Leave out the pictures and transcribe everything else exactly.

* Data segment:
* Begin *

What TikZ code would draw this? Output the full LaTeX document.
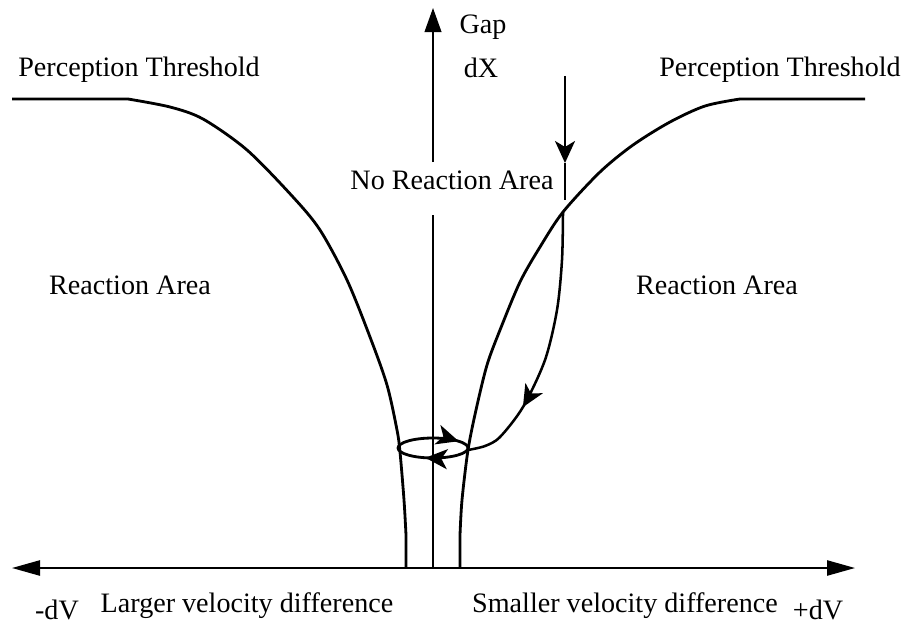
\documentclass[tikz,border=0pt]{standalone}
\usepackage{fontspec}
\setmainfont{Liberation Serif}
\usetikzlibrary{arrows.meta, decorations.markings}
\tikzset{
    thrcurve/.style={line width=2pt, line join=round},
    axisline/.style={line width=1.3pt},
    pathline/.style={line width=1.8pt, line join=round},
    txt/.style={font=\fontsize{20}{24}\selectfont, inner sep=0pt},
    midarrow/.style={postaction={decorate}, decoration={markings,
        mark=at position #1 with {\arrow{Stealth[length=5.5mm,width=5mm,inset=1.5mm]}}}}
}

\begin{document}
\begin{tikzpicture}[x=0.025cm, y=-0.025cm]
    \useasboundingbox (0,0) rectangle (907,624);

    % Axes
    \coordinate (origin) at (433,568);
    \coordinate (xleft) at (12,568);
    \coordinate (xright) at (855,568);
    \coordinate (ytop) at (433,8);
    \coordinate (gaptop) at (433,162);
    \coordinate (gapbot) at (433,215);
    \draw[axisline, {Triangle[length=7mm,width=3.8mm]}-{Triangle[length=7mm,width=3.8mm]}] (xleft) -- (xright);
    \draw[line width=1pt] (origin) -- (gapbot);
    \draw[line width=1pt, -{Triangle[length=6mm,width=4.2mm]}] (gaptop) -- (ytop);

    % Perception threshold, left side
    \draw[thrcurve] (12,99) -- plot[smooth] coordinates {(128,99) (170,107) (203,119) (247,150)
        (293,197) (320,230) (347,280) (370,337) (387,385) (397,430) (400,452) (404,500) (406,535)}
        -- (406,568);

    % Perception threshold, right side
    \draw[thrcurve] (865,99) -- plot[smooth] coordinates {(740,99) (705,106) (670,122) (633,145)
        (600,172) (563,212) (540,247) (520,282) (500,330) (487,365) (476,410) (468,450) (462,500) (460,535)}
        -- (460,568);

    % Approach from above
    \coordinate (drop) at (565,76);
    \coordinate (hit) at (563,212);
    \draw[pathline, -{Stealth[length=5.5mm,width=5mm,inset=1.5mm]}] (drop) -- (565,163) coordinate (tip);
    \draw[line width=0.8pt] (tip) -- (565,200);

    % Trajectory into the loop
    \draw[pathline, midarrow=0.735] plot[smooth] coordinates {(hit) (562,260) (557,310) (545,360)
        (523,407) (500,437) (485,446) (468,450)};

    % Loop
    \coordinate (loop) at (433,448);
    \draw[thrcurve, postaction={decorate}, decoration={markings,
        mark=at position 0.3 with {\arrow{Stealth[length=5.5mm,width=5mm,inset=1.5mm]}},
        mark=at position 0.92 with {\arrow{Stealth[length=5.5mm,width=5mm,inset=1.5mm]}}}]
        (loop) ellipse [x radius=35, y radius=10];

    % Labels
    \node[txt] (thrL) at (139,70) {Perception Threshold};
    \node[txt] (thrR) at (780,70) {Perception Threshold};
    \node[txt] (gap) at (483,27) {Gap};
    \node[txt] (dx) at (481,68) {dX};
    \node[txt] (noreact) at (452,180) {No Reaction Area};
    \node[txt] (reactL) at (130,285) {Reaction Area};
    \node[txt] (reactR) at (717,285) {Reaction Area};
    \node[txt] (minusdv) at (57,610) {-dV};
    \node[txt] (larger) at (247,606) {Larger velocity difference};
    \node[txt] (smaller) at (625,606) {Smaller velocity difference};
    \node[txt] (plusdv) at (818,610) {+dV};
\end{tikzpicture}
\end{document}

* End *

* Solution for this task:
What TikZ code would draw this? Output the full LaTeX document.
\documentclass[tikz,border=0pt]{standalone}
\usepackage{fontspec}
\setmainfont{Liberation Serif}
\usetikzlibrary{arrows.meta, decorations.markings}
\tikzset{
    thrcurve/.style={line width=2pt, line join=round},
    axisline/.style={line width=1.3pt},
    pathline/.style={line width=1.8pt, line join=round},
    txt/.style={font=\fontsize{20}{24}\selectfont, inner sep=0pt},
    midarrow/.style={postaction={decorate}, decoration={markings,
        mark=at position #1 with {\arrow{Stealth[length=5.5mm,width=5mm,inset=1.5mm]}}}}
}

\begin{document}
\begin{tikzpicture}[x=0.025cm, y=-0.025cm]
    \useasboundingbox (0,0) rectangle (907,624);

    % Axes
    \coordinate (origin) at (433,568);
    \coordinate (xleft) at (12,568);
    \coordinate (xright) at (855,568);
    \coordinate (ytop) at (433,8);
    \coordinate (gaptop) at (433,162);
    \coordinate (gapbot) at (433,215);
    \draw[axisline, {Triangle[length=7mm,width=3.8mm]}-{Triangle[length=7mm,width=3.8mm]}] (xleft) -- (xright);
    \draw[line width=1pt] (origin) -- (gapbot);
    \draw[line width=1pt, -{Triangle[length=6mm,width=4.2mm]}] (gaptop) -- (ytop);

    % Perception threshold, left side
    \draw[thrcurve] (12,99) -- plot[smooth] coordinates {(128,99) (170,107) (203,119) (247,150)
        (293,197) (320,230) (347,280) (370,337) (387,385) (397,430) (400,452) (404,500) (406,535)}
        -- (406,568);

    % Perception threshold, right side
    \draw[thrcurve] (865,99) -- plot[smooth] coordinates {(740,99) (705,106) (670,122) (633,145)
        (600,172) (563,212) (540,247) (520,282) (500,330) (487,365) (476,410) (468,450) (462,500) (460,535)}
        -- (460,568);

    % Approach from above
    \coordinate (drop) at (565,76);
    \coordinate (hit) at (563,212);
    \draw[pathline, -{Stealth[length=5.5mm,width=5mm,inset=1.5mm]}] (drop) -- (565,163) coordinate (tip);
    \draw[line width=0.8pt] (tip) -- (565,200);

    % Trajectory into the loop
    \draw[pathline, midarrow=0.735] plot[smooth] coordinates {(hit) (562,260) (557,310) (545,360)
        (523,407) (500,437) (485,446) (468,450)};

    % Loop
    \coordinate (loop) at (433,448);
    \draw[thrcurve, postaction={decorate}, decoration={markings,
        mark=at position 0.3 with {\arrow{Stealth[length=5.5mm,width=5mm,inset=1.5mm]}},
        mark=at position 0.92 with {\arrow{Stealth[length=5.5mm,width=5mm,inset=1.5mm]}}}]
        (loop) ellipse [x radius=35, y radius=10];

    % Labels
    \node[txt] (thrL) at (139,70) {Perception Threshold};
    \node[txt] (thrR) at (780,70) {Perception Threshold};
    \node[txt] (gap) at (483,27) {Gap};
    \node[txt] (dx) at (481,68) {dX};
    \node[txt] (noreact) at (452,180) {No Reaction Area};
    \node[txt] (reactL) at (130,285) {Reaction Area};
    \node[txt] (reactR) at (717,285) {Reaction Area};
    \node[txt] (minusdv) at (57,610) {-dV};
    \node[txt] (larger) at (247,606) {Larger velocity difference};
    \node[txt] (smaller) at (625,606) {Smaller velocity difference};
    \node[txt] (plusdv) at (818,610) {+dV};
\end{tikzpicture}
\end{document}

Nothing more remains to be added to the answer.